*PROBLEM TO SOLVE*:
Write out each record below exactly as it appears, with no pictures.

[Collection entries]
-.-.-

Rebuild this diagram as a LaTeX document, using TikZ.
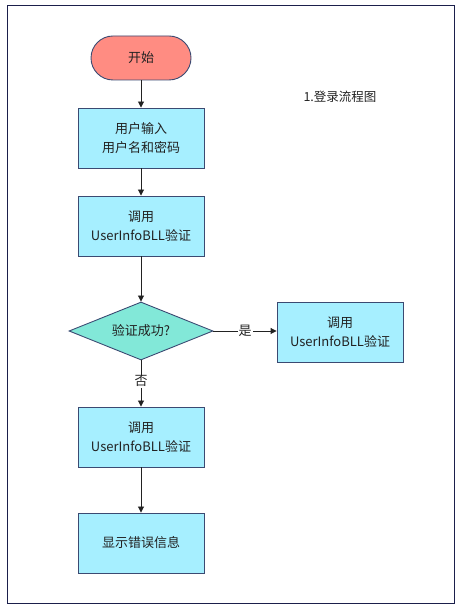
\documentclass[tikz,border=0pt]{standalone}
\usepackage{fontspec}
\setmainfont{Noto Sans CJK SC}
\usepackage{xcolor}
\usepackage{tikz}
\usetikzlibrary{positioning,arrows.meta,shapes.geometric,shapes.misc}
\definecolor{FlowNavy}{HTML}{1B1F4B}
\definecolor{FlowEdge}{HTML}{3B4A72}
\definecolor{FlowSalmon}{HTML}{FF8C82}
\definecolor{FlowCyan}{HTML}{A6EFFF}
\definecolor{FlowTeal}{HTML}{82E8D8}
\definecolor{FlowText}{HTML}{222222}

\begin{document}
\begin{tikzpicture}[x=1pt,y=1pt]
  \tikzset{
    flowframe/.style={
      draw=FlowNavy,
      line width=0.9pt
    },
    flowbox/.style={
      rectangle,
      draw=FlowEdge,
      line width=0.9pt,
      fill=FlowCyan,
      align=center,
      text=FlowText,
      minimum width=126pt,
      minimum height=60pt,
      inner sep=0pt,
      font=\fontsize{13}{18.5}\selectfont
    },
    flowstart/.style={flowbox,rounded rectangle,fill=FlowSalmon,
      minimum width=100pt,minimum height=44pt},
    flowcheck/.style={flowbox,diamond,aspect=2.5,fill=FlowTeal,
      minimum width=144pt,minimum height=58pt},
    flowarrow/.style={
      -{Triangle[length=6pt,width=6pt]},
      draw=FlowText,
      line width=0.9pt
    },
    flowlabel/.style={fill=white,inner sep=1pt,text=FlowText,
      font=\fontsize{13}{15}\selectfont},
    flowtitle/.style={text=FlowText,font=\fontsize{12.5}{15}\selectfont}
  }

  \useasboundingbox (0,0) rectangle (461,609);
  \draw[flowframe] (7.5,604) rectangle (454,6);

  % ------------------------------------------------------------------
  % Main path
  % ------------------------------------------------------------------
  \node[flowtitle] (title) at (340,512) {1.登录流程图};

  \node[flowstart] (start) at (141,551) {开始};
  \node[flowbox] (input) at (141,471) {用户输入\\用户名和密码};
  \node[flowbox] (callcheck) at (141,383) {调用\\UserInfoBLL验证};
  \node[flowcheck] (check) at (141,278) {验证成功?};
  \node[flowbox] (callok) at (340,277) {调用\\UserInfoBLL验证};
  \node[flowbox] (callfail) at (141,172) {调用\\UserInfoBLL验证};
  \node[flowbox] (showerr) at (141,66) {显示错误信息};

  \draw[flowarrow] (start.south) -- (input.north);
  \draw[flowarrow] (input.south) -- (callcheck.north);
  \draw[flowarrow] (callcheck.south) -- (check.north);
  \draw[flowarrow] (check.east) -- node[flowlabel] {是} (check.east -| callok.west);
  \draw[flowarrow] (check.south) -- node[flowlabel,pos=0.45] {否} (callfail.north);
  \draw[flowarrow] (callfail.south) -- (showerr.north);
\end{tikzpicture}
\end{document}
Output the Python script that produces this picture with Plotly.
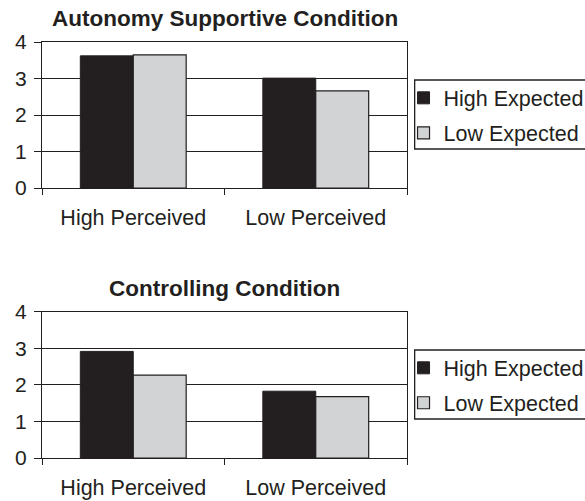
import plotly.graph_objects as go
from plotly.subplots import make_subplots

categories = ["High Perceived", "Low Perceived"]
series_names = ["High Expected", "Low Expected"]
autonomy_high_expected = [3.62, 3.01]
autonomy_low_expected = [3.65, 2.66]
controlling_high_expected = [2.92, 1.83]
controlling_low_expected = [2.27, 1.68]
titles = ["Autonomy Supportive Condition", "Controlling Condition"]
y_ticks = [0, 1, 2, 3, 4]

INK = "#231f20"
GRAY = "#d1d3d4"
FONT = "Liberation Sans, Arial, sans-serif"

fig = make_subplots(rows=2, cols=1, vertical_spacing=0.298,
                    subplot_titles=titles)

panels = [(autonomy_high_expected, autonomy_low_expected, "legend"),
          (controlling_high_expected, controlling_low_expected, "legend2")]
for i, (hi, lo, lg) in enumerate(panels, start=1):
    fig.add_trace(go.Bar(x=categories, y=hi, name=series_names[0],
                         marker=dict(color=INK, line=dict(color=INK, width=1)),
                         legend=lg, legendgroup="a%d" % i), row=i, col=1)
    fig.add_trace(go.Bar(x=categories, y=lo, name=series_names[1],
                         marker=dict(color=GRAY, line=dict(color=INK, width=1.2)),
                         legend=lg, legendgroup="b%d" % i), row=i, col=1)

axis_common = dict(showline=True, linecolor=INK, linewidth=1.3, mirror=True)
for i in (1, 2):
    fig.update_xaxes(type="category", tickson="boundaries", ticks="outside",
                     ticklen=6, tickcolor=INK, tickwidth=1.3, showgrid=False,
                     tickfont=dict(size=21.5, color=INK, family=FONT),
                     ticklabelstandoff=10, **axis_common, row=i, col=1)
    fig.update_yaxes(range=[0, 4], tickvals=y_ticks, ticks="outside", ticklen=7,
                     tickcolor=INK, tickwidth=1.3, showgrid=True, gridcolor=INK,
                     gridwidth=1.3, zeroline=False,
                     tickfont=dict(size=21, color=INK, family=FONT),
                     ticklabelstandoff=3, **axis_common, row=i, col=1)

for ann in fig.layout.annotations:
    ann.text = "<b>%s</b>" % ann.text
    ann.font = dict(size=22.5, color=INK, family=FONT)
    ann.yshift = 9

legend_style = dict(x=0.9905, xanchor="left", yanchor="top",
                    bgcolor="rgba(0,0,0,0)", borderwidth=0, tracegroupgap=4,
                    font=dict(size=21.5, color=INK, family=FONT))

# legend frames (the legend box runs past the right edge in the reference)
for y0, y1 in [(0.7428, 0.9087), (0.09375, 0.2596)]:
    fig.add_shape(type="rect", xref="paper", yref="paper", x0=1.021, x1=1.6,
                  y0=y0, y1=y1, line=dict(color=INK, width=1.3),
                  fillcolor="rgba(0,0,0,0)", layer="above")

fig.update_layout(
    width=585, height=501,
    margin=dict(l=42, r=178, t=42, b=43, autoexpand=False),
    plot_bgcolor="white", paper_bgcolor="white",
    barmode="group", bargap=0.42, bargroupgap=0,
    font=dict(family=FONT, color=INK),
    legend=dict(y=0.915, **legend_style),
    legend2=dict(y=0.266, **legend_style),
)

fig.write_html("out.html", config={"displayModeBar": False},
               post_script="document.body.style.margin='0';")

-.-.-

*THE RESPONSE*:
Rebuild this diagram as a LaTeX document, using TikZ.
\documentclass[tikz,border=0pt]{standalone}
\usepackage{fontspec}
\setmainfont{Noto Sans CJK SC}
\usepackage{xcolor}
\usepackage{tikz}
\usetikzlibrary{positioning,arrows.meta,shapes.geometric,shapes.misc}
\definecolor{FlowNavy}{HTML}{1B1F4B}
\definecolor{FlowEdge}{HTML}{3B4A72}
\definecolor{FlowSalmon}{HTML}{FF8C82}
\definecolor{FlowCyan}{HTML}{A6EFFF}
\definecolor{FlowTeal}{HTML}{82E8D8}
\definecolor{FlowText}{HTML}{222222}

\begin{document}
\begin{tikzpicture}[x=1pt,y=1pt]
  \tikzset{
    flowframe/.style={
      draw=FlowNavy,
      line width=0.9pt
    },
    flowbox/.style={
      rectangle,
      draw=FlowEdge,
      line width=0.9pt,
      fill=FlowCyan,
      align=center,
      text=FlowText,
      minimum width=126pt,
      minimum height=60pt,
      inner sep=0pt,
      font=\fontsize{13}{18.5}\selectfont
    },
    flowstart/.style={flowbox,rounded rectangle,fill=FlowSalmon,
      minimum width=100pt,minimum height=44pt},
    flowcheck/.style={flowbox,diamond,aspect=2.5,fill=FlowTeal,
      minimum width=144pt,minimum height=58pt},
    flowarrow/.style={
      -{Triangle[length=6pt,width=6pt]},
      draw=FlowText,
      line width=0.9pt
    },
    flowlabel/.style={fill=white,inner sep=1pt,text=FlowText,
      font=\fontsize{13}{15}\selectfont},
    flowtitle/.style={text=FlowText,font=\fontsize{12.5}{15}\selectfont}
  }

  \useasboundingbox (0,0) rectangle (461,609);
  \draw[flowframe] (7.5,604) rectangle (454,6);

  % ------------------------------------------------------------------
  % Main path
  % ------------------------------------------------------------------
  \node[flowtitle] (title) at (340,512) {1.登录流程图};

  \node[flowstart] (start) at (141,551) {开始};
  \node[flowbox] (input) at (141,471) {用户输入\\用户名和密码};
  \node[flowbox] (callcheck) at (141,383) {调用\\UserInfoBLL验证};
  \node[flowcheck] (check) at (141,278) {验证成功?};
  \node[flowbox] (callok) at (340,277) {调用\\UserInfoBLL验证};
  \node[flowbox] (callfail) at (141,172) {调用\\UserInfoBLL验证};
  \node[flowbox] (showerr) at (141,66) {显示错误信息};

  \draw[flowarrow] (start.south) -- (input.north);
  \draw[flowarrow] (input.south) -- (callcheck.north);
  \draw[flowarrow] (callcheck.south) -- (check.north);
  \draw[flowarrow] (check.east) -- node[flowlabel] {是} (check.east -| callok.west);
  \draw[flowarrow] (check.south) -- node[flowlabel,pos=0.45] {否} (callfail.north);
  \draw[flowarrow] (callfail.south) -- (showerr.north);
\end{tikzpicture}
\end{document}
Output the Python script that produces this picture with Plotly.
import plotly.graph_objects as go
from plotly.subplots import make_subplots

categories = ["High Perceived", "Low Perceived"]
series_names = ["High Expected", "Low Expected"]
autonomy_high_expected = [3.62, 3.01]
autonomy_low_expected = [3.65, 2.66]
controlling_high_expected = [2.92, 1.83]
controlling_low_expected = [2.27, 1.68]
titles = ["Autonomy Supportive Condition", "Controlling Condition"]
y_ticks = [0, 1, 2, 3, 4]

INK = "#231f20"
GRAY = "#d1d3d4"
FONT = "Liberation Sans, Arial, sans-serif"

fig = make_subplots(rows=2, cols=1, vertical_spacing=0.298,
                    subplot_titles=titles)

panels = [(autonomy_high_expected, autonomy_low_expected, "legend"),
          (controlling_high_expected, controlling_low_expected, "legend2")]
for i, (hi, lo, lg) in enumerate(panels, start=1):
    fig.add_trace(go.Bar(x=categories, y=hi, name=series_names[0],
                         marker=dict(color=INK, line=dict(color=INK, width=1)),
                         legend=lg, legendgroup="a%d" % i), row=i, col=1)
    fig.add_trace(go.Bar(x=categories, y=lo, name=series_names[1],
                         marker=dict(color=GRAY, line=dict(color=INK, width=1.2)),
                         legend=lg, legendgroup="b%d" % i), row=i, col=1)

axis_common = dict(showline=True, linecolor=INK, linewidth=1.3, mirror=True)
for i in (1, 2):
    fig.update_xaxes(type="category", tickson="boundaries", ticks="outside",
                     ticklen=6, tickcolor=INK, tickwidth=1.3, showgrid=False,
                     tickfont=dict(size=21.5, color=INK, family=FONT),
                     ticklabelstandoff=10, **axis_common, row=i, col=1)
    fig.update_yaxes(range=[0, 4], tickvals=y_ticks, ticks="outside", ticklen=7,
                     tickcolor=INK, tickwidth=1.3, showgrid=True, gridcolor=INK,
                     gridwidth=1.3, zeroline=False,
                     tickfont=dict(size=21, color=INK, family=FONT),
                     ticklabelstandoff=3, **axis_common, row=i, col=1)

for ann in fig.layout.annotations:
    ann.text = "<b>%s</b>" % ann.text
    ann.font = dict(size=22.5, color=INK, family=FONT)
    ann.yshift = 9

legend_style = dict(x=0.9905, xanchor="left", yanchor="top",
                    bgcolor="rgba(0,0,0,0)", borderwidth=0, tracegroupgap=4,
                    font=dict(size=21.5, color=INK, family=FONT))

# legend frames (the legend box runs past the right edge in the reference)
for y0, y1 in [(0.7428, 0.9087), (0.09375, 0.2596)]:
    fig.add_shape(type="rect", xref="paper", yref="paper", x0=1.021, x1=1.6,
                  y0=y0, y1=y1, line=dict(color=INK, width=1.3),
                  fillcolor="rgba(0,0,0,0)", layer="above")

fig.update_layout(
    width=585, height=501,
    margin=dict(l=42, r=178, t=42, b=43, autoexpand=False),
    plot_bgcolor="white", paper_bgcolor="white",
    barmode="group", bargap=0.42, bargroupgap=0,
    font=dict(family=FONT, color=INK),
    legend=dict(y=0.915, **legend_style),
    legend2=dict(y=0.266, **legend_style),
)

fig.write_html("out.html", config={"displayModeBar": False},
               post_script="document.body.style.margin='0';")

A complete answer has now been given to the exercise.